Working with proxies

.next()

Change proxy to the next one; the old proxy will no longer be used for the current request

.ban()

Change and ban proxy (must be used when a service blocks access by IP); the proxy will be banned for the time specified in parser settings (proxybannedcleanup)

.get()

Get current proxy (the last proxy used for a request)

.set()

this.proxy.set('http://127.0.0.1:8080', noChange = false) - set proxy for the next request; the noChange parameter is optional, if set to true, the proxy will not change between attempts

yield this.captcha.*

Working with captcha

.recognize()

yield this.captcha.recognize(preset, image, type, overrides) - uploading a captcha for recognition

  • image - binary image data for recognition
  • preset - specifies the preset for Util::AntiGateUtil::AntiGate
  • type specifies one of: 'jpeg', 'gif', 'png'

The result will be a hash with fields:

  • answer - text from the image
  • id - captcha id, for the possibility to report an error later via reportBad
  • error - text error if answer is not set

.recognizeFromUrl()

yield this.captcha.recognizeFromUrl(preset, url, overrides) - similar to the previous method, but the captcha will be downloaded automatically via the link (url) without using a proxy

.reportBad()

yield this.captcha.reportBad(preset, id, overrides) - report to the service that the captcha was solved incorrectly

this.utils.*

.updateResultsData()

this.utils.updateResultsData(results, data) - method for automatically filling $pages.$i.data and $data; must be called to add content of the resulting page

.urlFromHTML()

this.utils.urlFromHTML(url, base) - processes a link obtained from HTML code - decodes entities (&amp; etc.), optionally base can be passed - base URL (e.g., URL of the source page), thus a full link can be obtained

.url.extractDomain()

this.utils.url.extractDomain(url, removeDefaultSubdomain) - the method takes a link as the first parameter and returns the domain from this link. The second optional parameter determines whether to strip the www subdomain from the domain. Default is 0 - do not strip.

.url.extractTopDomain()

this.utils.url.extractTopDomain(url) - the method takes a link as the first parameter and returns the domain from this link, without subdomains.

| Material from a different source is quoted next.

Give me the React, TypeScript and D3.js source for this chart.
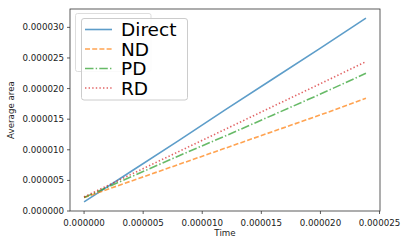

.url.extractTopDomainByZone()

this.utils.url.extractTopDomainByZone(url) - the method takes a link as the first parameter and returns the domain from this link, including without subdomains. Works with all regional zones

.url.extractMaxPath()

this.utils.url.extractMaxPath(url) - the method takes a string and extracts a URL from it

.url.extractWOParams()

this.utils.url.extractWOParams(url)- the method takes a link and returns the same link truncated to the parameter string. That is, it returns the URL up to ?

.removeHtml()

this.utils.removeHtml(string) - the method takes a string and returns it cleared of html tags

.removeNoDigit()

this.utils.removeNoDigit(string) - the method takes a string, removes everything except digits from it, and returns the result

.removeComma()

this.utils.removeComma(string) - the method takes a string, removes characters such as .,\r\n from it, and returns the result

this.sessionManager.*

To use sessions in a JS parser, you first need to initialize the Session Manager. This is done using the init() function

init() {
this.sessionManager.init({
//additional parameters can be set here
});
}

The following parameters can be used in this.sessionManager.init():

  • name - optional parameter, allows overriding the name of the parser to which the sessions belong; by default, it equals the name of the parser where initialization occurs
  • canChangeProxy - optional parameter, ability to change proxy, default is 1
  • domain - optional parameter, specifies whether to search for sessions among all saved for this parser (if value is not set), or only for a specific domain (the domain must be specified with a leading dot, e.g., .site.com)

Several functions exist for working with sessions:

.get()

this.sessionManager.get() - retrieves a new session; must be called before making a request

.reset()

this.sessionManager.reset() - clears cookies and retrieves a new session. Must be called if the request was not successful with the current session.

.save()

this.sessionManager.save() - saving a successful session or saving arbitrary data in a session

results.<array>.addElement()

The results.<array>.addElement() method allows for more convenient filling of arrays in results. When using it, you don't need to remember the sequence of variables in the array and list them manually.

results.serp.addElement({
link: 'https://google.com',
anchor: 'Google',
snippet: 'Loreps ipsum...',
});

Methods init() and destroy()

The init() method is called when the task starts, and destroy() is called when it finishes.

Usage example:

const puppeteer = require("puppeteer");
let globalBrowser;

class Parser {
constructor() {
...
}

async init() {
globalBrowser = await puppeteer.launch();
};

async destroy() {
if(globalBrowser)
await globalBrowser.close();
}
}